What must have been going through the minds of the 1966 England squad when they lifted the World Cup in front of thousands of adoring fans? They probably knew that this was a career-defining moment, but did they know that it would be an agonising wait for England fans to taste the same glory again? Did they know that half a century later, children would still be singing songs about them?
Despite a gallant effort from a young, fresh and inspiring England squad last week, they bowed out of the World Cup 2018 after being beaten 2-1 by Croatia in the semis. But not before they united the nation, captured the hearts of the country and showed us just how passionate we can all be.
In their hit 1996 single Three Lions (Football’s Coming Home), British comedians David Baddiel and Frank Skinner sang about “30 years of hurt”. Well, it’s been over 50 years of hurt for England fans now. Five decades is a long time; a country can go through a dramatic cultural transformation in that timeframe. England certainly did.
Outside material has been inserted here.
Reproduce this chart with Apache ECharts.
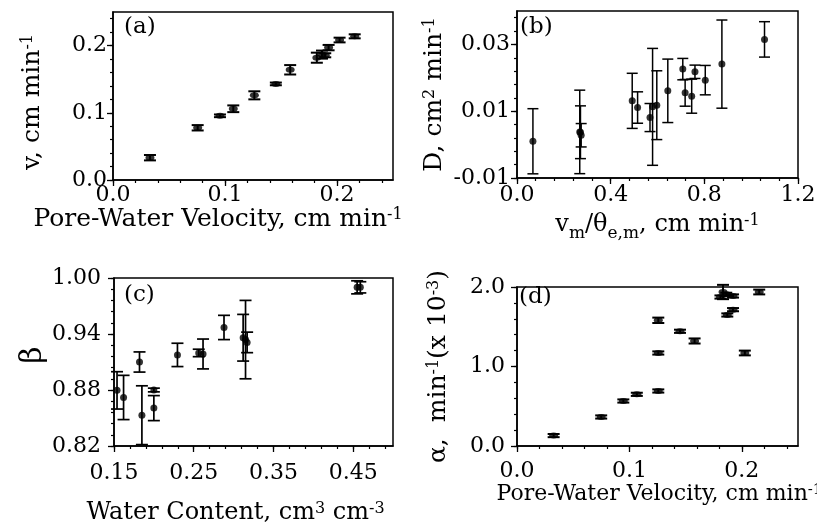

Firstly, our population looks a lot different now; advances in medicine (hello, antibiotics) mean that life expectancy – for both men and women – has skyrocketed and the average age has risen. And the demographics here have altered significantly too; large-scale immigration (from the West Indies, South Asia and Eastern Europe) has given us one of the most richly diverse populations around. This, like in our food and music and pop culture, was reflected in Southgate’s multicultural squad.
One of the starkest changes to England, however, is the advances in equal rights and equality. Society’s norms and values have undertaken a cataclysmic shift since 1966. Women now have more rights over their own bodies, abortion has been legalised and women can access family planning on the national healthcare system. It’s no longer illegal for two people of the same sex to be in a relationship. Capital punishment has been abolished and a host of measures have been introduced to protect the standing of women in society.
A year before that special moment that the England team lifted the World Cup trophy after beating West Germany at Wembley (did we mention that?), a super important law was brought into England too – the Race Relations Act – which was the first (of many) pieces of legislation which makes it a crime to discriminate against anyone “on the grounds of colour, race, or ethnic or national origins”. In 2018, we have robust laws in place to protect people from discrimination. We have the Equality Act, which protects people from any discrimination that may occur based on religious belief, sex, race, ethnicity, sexual orientation or gender reassignment.
If anyone gets confused, it’s always useful to go by this general rule of thumb: it doesn’t really matter why someone may be discriminating against someone else these days, it’s just not okay. All these changes are great, but that doesn’t mean that it’s time for complacency. It doesn’t, after all, mean that some injustices are not still taking place. They still take place every day, on a lesser scale and in different ways perhaps, but they are still there. But it does mean that we are going in the right direction.